Written problem: Quote every line below exactly and skip any picture.

(Code that draws figures)
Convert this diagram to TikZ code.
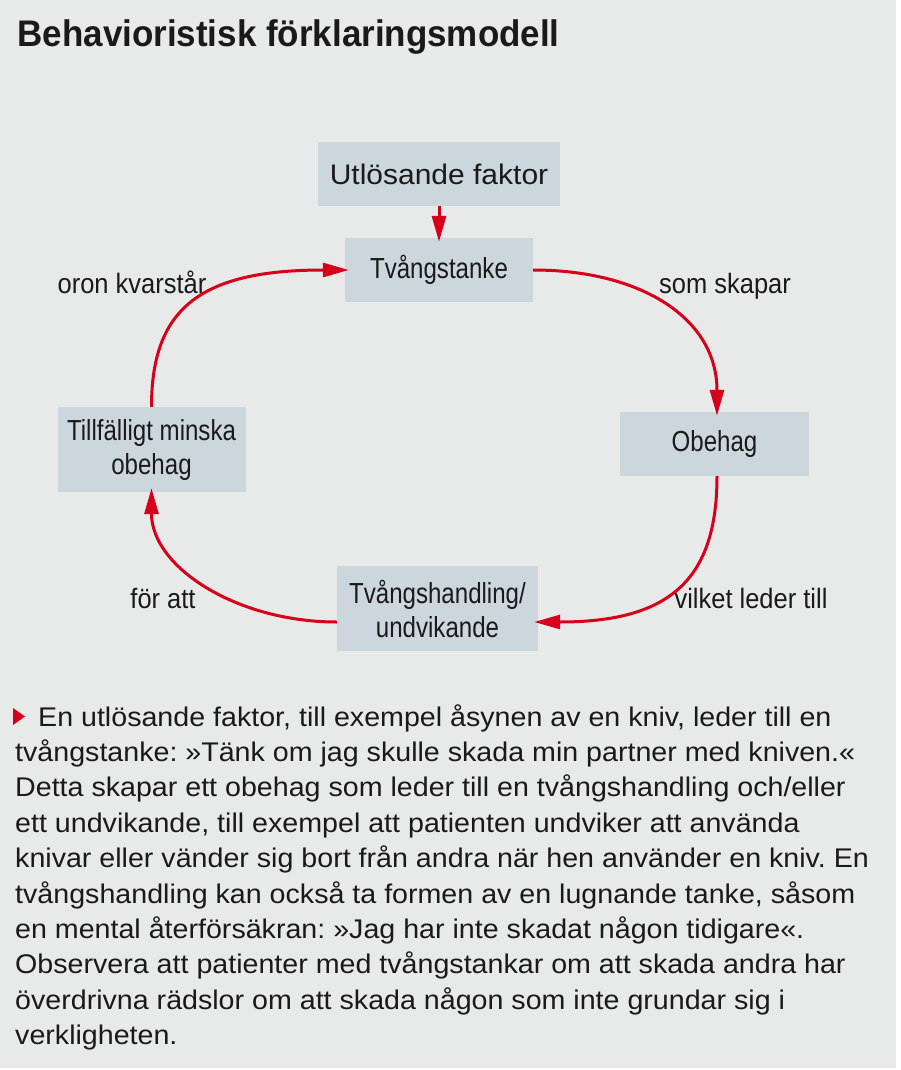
\documentclass[tikz,border=0pt]{standalone}
\usepackage{fontspec}
\usepackage{xcolor}
\usetikzlibrary{arrows.meta}
\setmainfont{Liberation Sans}
\newfontfamily\widefamily[FakeStretch=1.06]{Liberation Sans}
\newfontfamily\narrowfamily[FakeStretch=0.83]{Liberation Sans}
\newfontfamily\cuefamily[FakeStretch=0.91]{Liberation Sans}
\newfontfamily\headfamily[FakeStretch=0.945]{Liberation Sans}
\definecolor{panel}{HTML}{E8E9E9}
\definecolor{boxfill}{HTML}{CCD6DD}
\definecolor{signal}{HTML}{D7001A}
\definecolor{ink}{HTML}{1A1A1A}
\newcommand{\headfont}{\fontsize{37}{42}\selectfont}
\newcommand{\stagefont}{\fontsize{29}{34}\selectfont}
\newcommand{\cuefont}{\fontsize{28}{32}\selectfont}
\newcommand{\notefont}{\fontsize{27}{35.4}\selectfont}

\begin{document}
\begin{tikzpicture}[x=1pt,y=-1pt,
  stage/.style={fill=boxfill, inner sep=0pt, align=center, text=ink,
                font=\narrowfamily\stagefont},
  link/.style={draw=signal, line width=3pt, shorten >=-4pt,
               -{Triangle[length=26pt,width=14pt]}},
  cue/.style={anchor=base, text=ink, font=\cuefamily\cuefont}]
\useasboundingbox (0,0) rectangle (900,1070);
\fill[white] (0,0) rectangle (900,1070);
\fill[panel] (0,0) rectangle (896,1068);

\node[anchor=base west, text=ink, font=\headfamily\headfont\bfseries]
  (title) at (14,47) {Behavioristisk förklaringsmodell};

% the cycle
\node[stage, minimum width=242pt, minimum height=64pt,
      font=\widefamily\fontsize{28.3}{34}\selectfont] (trigger)
  at (439,174) {Utlösande faktor};
\node[stage, minimum width=188pt, minimum height=64pt] (thought)
  at (439,270) {Tvångstanke};
\node[stage, minimum width=189pt, minimum height=64pt] (discomfort)
  at (714.5,444) {Obehag};
\node[stage, minimum width=201pt, minimum height=85pt] (compulsion)
  at (437.5,608.5) {Tvångshandling/\\undvikande};
\node[stage, minimum width=188pt, minimum height=85pt] (relief)
  at (151.5,449.5) {Tillfälligt minska\\obehag};

\draw[link] (trigger) -- (thought);
\draw[link] (thought.east) .. controls +(107,0) and +(0,-94) .. ([xshift=2.5pt]discomfort.north);
\draw[link] ([xshift=2.5pt]discomfort.south) .. controls +(0,105) and +(130,0) .. ([yshift=-13.5pt]compulsion.east);
\draw[link] ([yshift=-13.5pt]compulsion.west) .. controls +(-100,0) and +(0,75) .. (relief.south);
\draw[link] (relief.north) .. controls +(0,-98) and +(-145,0) .. (thought.west);

\node[cue] (keeps) at (132,293) {oron kvarstår};
\node[cue] (creates) at (725,293) {som skapar};
\node[cue] (leads) at (751,608) {vilket leder till};
\node[cue] (inorder) at (163,608) {för att};

% caption
\fill[signal] (13,708) -- (25,716.5) -- (13,725) -- cycle;
\node[anchor=base west, align=left, inner sep=0pt, text=ink,
      font=\widefamily\notefont\frenchspacing] (caption) at (15,1044.6) {%
  \hspace*{23pt}En utlösande faktor, till exempel åsynen av en kniv, leder till en\\
  tvångstanke: »Tänk om jag skulle skada min partner med kniven.«\\
  Detta skapar ett obehag som leder till en tvångshandling och/eller\\
  ett undvikande, till exempel att patienten undviker att använda\\
  knivar eller vänder sig bort från andra när hen använder en kniv. En\\
  tvångshandling kan också ta formen av en lugnande tanke, såsom\\
  en mental återförsäkran: »Jag har inte skadat någon tidigare«.\\
  Observera att patienter med tvångstankar om att skada andra har\\
  överdrivna rädslor om att skada någon som inte grundar sig i\\
  verkligheten.};
\end{tikzpicture}
\end{document}
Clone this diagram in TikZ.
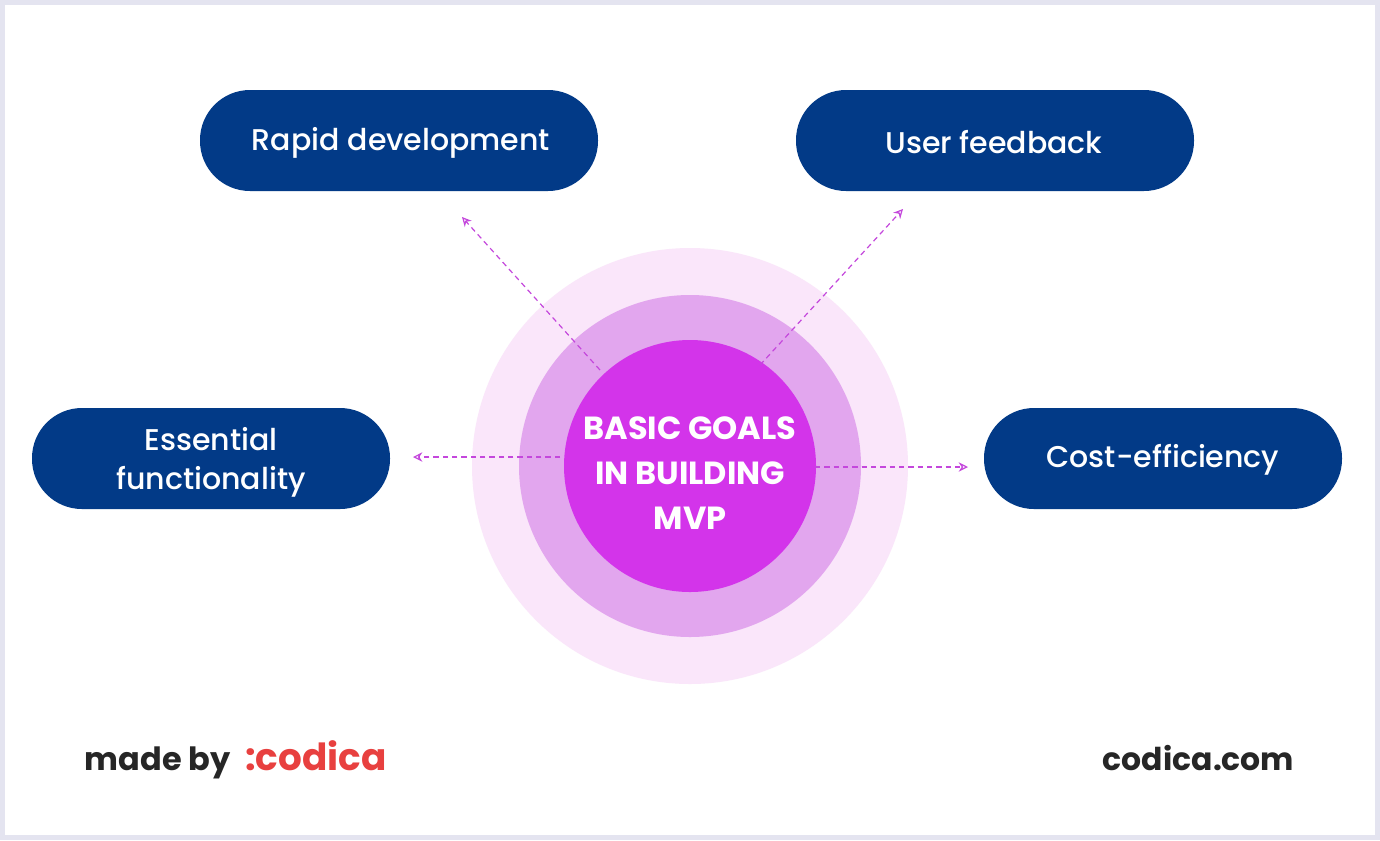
\documentclass[tikz,border=0pt]{standalone}
\usepackage{fontspec}
\setmainfont{Poppins}
\newfontfamily\pmed{Poppins Medium}
\usetikzlibrary{arrows.meta}
\definecolor{navy}{HTML}{023A87}
\definecolor{mag}{HTML}{D334EA}
\definecolor{ring2}{HTML}{E2A6EE}
\definecolor{ring3}{HTML}{FAE6FA}
\definecolor{frame}{HTML}{E4E4F0}
\definecolor{arr}{HTML}{C447DC}
\definecolor{codred}{HTML}{E8403F}
\begin{document}
\begin{tikzpicture}[x=0.75pt,y=-0.75pt,
  pill/.style={draw=none,fill=navy,rounded corners=37.5pt},
  ptxt/.style={text=white,font=\pmed\fontsize{22.5}{29}\selectfont,align=center},
  conn/.style={arr,dashed,dash pattern=on 4pt off 3pt,line width=0.9pt,-{Stealth[open,length=7pt,width=7pt]}}]
\fill[frame] (0,0) rectangle (1380,840);
\fill[white] (5,5) rectangle (1375,835);
\fill[ring3] (690,466) circle (218);
\fill[ring2] (690,466) circle (171);
\fill[mag] (690,466) circle (126);
\node[text=white,font=\bfseries\fontsize{24}{34}\selectfont,align=center] (c) at (690,473) {BASIC GOALS\\IN BUILDING\\MVP};
\path[pill] (200,90) rectangle (598,191); \node[ptxt] (r) at (401,143) {Rapid development};
\path[pill] (796,90) rectangle (1194,191); \node[ptxt] (u) at (994,142) {User feedback};
\path[pill] (32,408) rectangle (390,509); \node[ptxt] (e) at (211,462) {Essential\\functionality};
\path[pill] (984,408) rectangle (1342,509); \node[ptxt] (k) at (1163,460) {Cost-efficiency};
\coordinate (a1) at (600,370); \coordinate (b1) at (462,217);
\coordinate (a2) at (760,365); \coordinate (b2) at (903,209);
\coordinate (a3) at (560,457); \coordinate (b3) at (413,457);
\coordinate (a4) at (815,467); \coordinate (b4) at (968,467);
\draw[conn] (a1) -- (b1);
\draw[conn] (a2) -- (b2);
\draw[conn] (a3) -- (b3);
\draw[conn] (a4) -- (b4);
\node[anchor=base west,font=\bfseries\fontsize{24}{28}\selectfont,text=black!85] (m) at (80,770) {made by\hspace{11pt}\textcolor{codred}{\fontsize{28}{30}\selectfont:codica}};
\node[anchor=base east,font=\bfseries\fontsize{23.6}{28}\selectfont,text=black!85] (w) at (1299,770) {codica.com};
\end{tikzpicture}
\end{document}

Written answer:
Convert this diagram to TikZ code.
\documentclass[tikz,border=0pt]{standalone}
\usepackage{fontspec}
\usepackage{xcolor}
\usetikzlibrary{arrows.meta}
\setmainfont{Liberation Sans}
\newfontfamily\widefamily[FakeStretch=1.06]{Liberation Sans}
\newfontfamily\narrowfamily[FakeStretch=0.83]{Liberation Sans}
\newfontfamily\cuefamily[FakeStretch=0.91]{Liberation Sans}
\newfontfamily\headfamily[FakeStretch=0.945]{Liberation Sans}
\definecolor{panel}{HTML}{E8E9E9}
\definecolor{boxfill}{HTML}{CCD6DD}
\definecolor{signal}{HTML}{D7001A}
\definecolor{ink}{HTML}{1A1A1A}
\newcommand{\headfont}{\fontsize{37}{42}\selectfont}
\newcommand{\stagefont}{\fontsize{29}{34}\selectfont}
\newcommand{\cuefont}{\fontsize{28}{32}\selectfont}
\newcommand{\notefont}{\fontsize{27}{35.4}\selectfont}

\begin{document}
\begin{tikzpicture}[x=1pt,y=-1pt,
  stage/.style={fill=boxfill, inner sep=0pt, align=center, text=ink,
                font=\narrowfamily\stagefont},
  link/.style={draw=signal, line width=3pt, shorten >=-4pt,
               -{Triangle[length=26pt,width=14pt]}},
  cue/.style={anchor=base, text=ink, font=\cuefamily\cuefont}]
\useasboundingbox (0,0) rectangle (900,1070);
\fill[white] (0,0) rectangle (900,1070);
\fill[panel] (0,0) rectangle (896,1068);

\node[anchor=base west, text=ink, font=\headfamily\headfont\bfseries]
  (title) at (14,47) {Behavioristisk förklaringsmodell};

% the cycle
\node[stage, minimum width=242pt, minimum height=64pt,
      font=\widefamily\fontsize{28.3}{34}\selectfont] (trigger)
  at (439,174) {Utlösande faktor};
\node[stage, minimum width=188pt, minimum height=64pt] (thought)
  at (439,270) {Tvångstanke};
\node[stage, minimum width=189pt, minimum height=64pt] (discomfort)
  at (714.5,444) {Obehag};
\node[stage, minimum width=201pt, minimum height=85pt] (compulsion)
  at (437.5,608.5) {Tvångshandling/\\undvikande};
\node[stage, minimum width=188pt, minimum height=85pt] (relief)
  at (151.5,449.5) {Tillfälligt minska\\obehag};

\draw[link] (trigger) -- (thought);
\draw[link] (thought.east) .. controls +(107,0) and +(0,-94) .. ([xshift=2.5pt]discomfort.north);
\draw[link] ([xshift=2.5pt]discomfort.south) .. controls +(0,105) and +(130,0) .. ([yshift=-13.5pt]compulsion.east);
\draw[link] ([yshift=-13.5pt]compulsion.west) .. controls +(-100,0) and +(0,75) .. (relief.south);
\draw[link] (relief.north) .. controls +(0,-98) and +(-145,0) .. (thought.west);

\node[cue] (keeps) at (132,293) {oron kvarstår};
\node[cue] (creates) at (725,293) {som skapar};
\node[cue] (leads) at (751,608) {vilket leder till};
\node[cue] (inorder) at (163,608) {för att};

% caption
\fill[signal] (13,708) -- (25,716.5) -- (13,725) -- cycle;
\node[anchor=base west, align=left, inner sep=0pt, text=ink,
      font=\widefamily\notefont\frenchspacing] (caption) at (15,1044.6) {%
  \hspace*{23pt}En utlösande faktor, till exempel åsynen av en kniv, leder till en\\
  tvångstanke: »Tänk om jag skulle skada min partner med kniven.«\\
  Detta skapar ett obehag som leder till en tvångshandling och/eller\\
  ett undvikande, till exempel att patienten undviker att använda\\
  knivar eller vänder sig bort från andra när hen använder en kniv. En\\
  tvångshandling kan också ta formen av en lugnande tanke, såsom\\
  en mental återförsäkran: »Jag har inte skadat någon tidigare«.\\
  Observera att patienter med tvångstankar om att skada andra har\\
  överdrivna rädslor om att skada någon som inte grundar sig i\\
  verkligheten.};
\end{tikzpicture}
\end{document}
Clone this diagram in TikZ.
\documentclass[tikz,border=0pt]{standalone}
\usepackage{fontspec}
\setmainfont{Poppins}
\newfontfamily\pmed{Poppins Medium}
\usetikzlibrary{arrows.meta}
\definecolor{navy}{HTML}{023A87}
\definecolor{mag}{HTML}{D334EA}
\definecolor{ring2}{HTML}{E2A6EE}
\definecolor{ring3}{HTML}{FAE6FA}
\definecolor{frame}{HTML}{E4E4F0}
\definecolor{arr}{HTML}{C447DC}
\definecolor{codred}{HTML}{E8403F}
\begin{document}
\begin{tikzpicture}[x=0.75pt,y=-0.75pt,
  pill/.style={draw=none,fill=navy,rounded corners=37.5pt},
  ptxt/.style={text=white,font=\pmed\fontsize{22.5}{29}\selectfont,align=center},
  conn/.style={arr,dashed,dash pattern=on 4pt off 3pt,line width=0.9pt,-{Stealth[open,length=7pt,width=7pt]}}]
\fill[frame] (0,0) rectangle (1380,840);
\fill[white] (5,5) rectangle (1375,835);
\fill[ring3] (690,466) circle (218);
\fill[ring2] (690,466) circle (171);
\fill[mag] (690,466) circle (126);
\node[text=white,font=\bfseries\fontsize{24}{34}\selectfont,align=center] (c) at (690,473) {BASIC GOALS\\IN BUILDING\\MVP};
\path[pill] (200,90) rectangle (598,191); \node[ptxt] (r) at (401,143) {Rapid development};
\path[pill] (796,90) rectangle (1194,191); \node[ptxt] (u) at (994,142) {User feedback};
\path[pill] (32,408) rectangle (390,509); \node[ptxt] (e) at (211,462) {Essential\\functionality};
\path[pill] (984,408) rectangle (1342,509); \node[ptxt] (k) at (1163,460) {Cost-efficiency};
\coordinate (a1) at (600,370); \coordinate (b1) at (462,217);
\coordinate (a2) at (760,365); \coordinate (b2) at (903,209);
\coordinate (a3) at (560,457); \coordinate (b3) at (413,457);
\coordinate (a4) at (815,467); \coordinate (b4) at (968,467);
\draw[conn] (a1) -- (b1);
\draw[conn] (a2) -- (b2);
\draw[conn] (a3) -- (b3);
\draw[conn] (a4) -- (b4);
\node[anchor=base west,font=\bfseries\fontsize{24}{28}\selectfont,text=black!85] (m) at (80,770) {made by\hspace{11pt}\textcolor{codred}{\fontsize{28}{30}\selectfont:codica}};
\node[anchor=base east,font=\bfseries\fontsize{23.6}{28}\selectfont,text=black!85] (w) at (1299,770) {codica.com};
\end{tikzpicture}
\end{document}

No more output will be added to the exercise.